Reproduce each line from the first in the data through the line that contains "plt.rcParams['font.family'] = ['Liberation" exactly; give nothing else.
══ Data lines
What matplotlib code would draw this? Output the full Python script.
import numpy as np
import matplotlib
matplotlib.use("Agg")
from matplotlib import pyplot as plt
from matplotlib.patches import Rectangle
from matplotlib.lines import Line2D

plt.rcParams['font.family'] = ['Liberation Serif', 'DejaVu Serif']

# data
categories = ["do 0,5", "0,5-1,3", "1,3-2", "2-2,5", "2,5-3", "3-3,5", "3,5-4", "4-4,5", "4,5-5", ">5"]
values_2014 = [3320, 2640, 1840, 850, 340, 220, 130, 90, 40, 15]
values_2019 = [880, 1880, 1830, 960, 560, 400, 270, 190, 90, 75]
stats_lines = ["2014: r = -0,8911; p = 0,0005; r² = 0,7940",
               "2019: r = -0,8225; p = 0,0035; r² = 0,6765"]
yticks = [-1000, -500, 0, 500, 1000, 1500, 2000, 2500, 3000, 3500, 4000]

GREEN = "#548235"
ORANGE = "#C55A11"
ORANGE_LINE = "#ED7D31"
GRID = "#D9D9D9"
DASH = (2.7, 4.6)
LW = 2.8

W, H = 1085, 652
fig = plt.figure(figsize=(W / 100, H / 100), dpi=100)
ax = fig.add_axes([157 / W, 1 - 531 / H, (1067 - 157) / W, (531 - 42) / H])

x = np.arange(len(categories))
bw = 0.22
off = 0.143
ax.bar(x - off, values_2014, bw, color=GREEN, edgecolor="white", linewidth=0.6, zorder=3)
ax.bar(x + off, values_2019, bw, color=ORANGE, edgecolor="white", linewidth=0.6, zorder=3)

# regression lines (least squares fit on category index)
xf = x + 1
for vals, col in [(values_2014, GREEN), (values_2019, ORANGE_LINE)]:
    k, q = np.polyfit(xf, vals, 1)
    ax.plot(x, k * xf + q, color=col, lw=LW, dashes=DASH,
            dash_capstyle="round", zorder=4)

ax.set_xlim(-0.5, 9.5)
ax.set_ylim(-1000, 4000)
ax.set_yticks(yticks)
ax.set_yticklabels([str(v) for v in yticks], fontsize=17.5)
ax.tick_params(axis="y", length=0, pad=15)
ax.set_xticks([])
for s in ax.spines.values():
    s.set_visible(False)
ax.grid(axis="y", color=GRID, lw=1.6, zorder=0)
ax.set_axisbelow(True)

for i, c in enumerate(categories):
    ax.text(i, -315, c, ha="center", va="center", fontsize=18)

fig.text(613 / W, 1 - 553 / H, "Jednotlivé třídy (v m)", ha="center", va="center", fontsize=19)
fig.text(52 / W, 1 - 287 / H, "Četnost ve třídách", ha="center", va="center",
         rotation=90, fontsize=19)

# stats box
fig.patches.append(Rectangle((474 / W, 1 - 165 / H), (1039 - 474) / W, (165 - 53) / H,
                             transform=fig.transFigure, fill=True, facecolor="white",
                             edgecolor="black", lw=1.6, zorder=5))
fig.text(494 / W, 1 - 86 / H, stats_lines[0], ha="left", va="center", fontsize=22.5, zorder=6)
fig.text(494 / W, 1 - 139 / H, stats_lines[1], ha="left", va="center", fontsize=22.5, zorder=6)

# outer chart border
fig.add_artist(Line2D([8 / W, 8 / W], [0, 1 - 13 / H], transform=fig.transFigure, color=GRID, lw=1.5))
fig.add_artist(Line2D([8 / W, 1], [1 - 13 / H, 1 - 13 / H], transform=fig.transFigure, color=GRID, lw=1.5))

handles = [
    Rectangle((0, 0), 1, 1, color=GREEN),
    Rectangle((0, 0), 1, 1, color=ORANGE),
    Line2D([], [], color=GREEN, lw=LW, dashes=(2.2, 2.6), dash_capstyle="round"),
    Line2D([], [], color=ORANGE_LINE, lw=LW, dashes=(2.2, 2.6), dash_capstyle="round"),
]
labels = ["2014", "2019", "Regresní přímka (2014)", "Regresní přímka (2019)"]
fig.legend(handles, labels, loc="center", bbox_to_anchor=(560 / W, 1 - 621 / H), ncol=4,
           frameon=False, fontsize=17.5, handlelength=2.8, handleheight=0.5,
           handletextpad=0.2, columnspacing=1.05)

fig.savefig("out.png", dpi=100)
════
**Correct result:**
What matplotlib code would draw this? Output the full Python script.
import numpy as np
import matplotlib
matplotlib.use("Agg")
from matplotlib import pyplot as plt
from matplotlib.patches import Rectangle
from matplotlib.lines import Line2D

plt.rcParams['font.family'] = ['Liberation Serif', 'DejaVu Serif']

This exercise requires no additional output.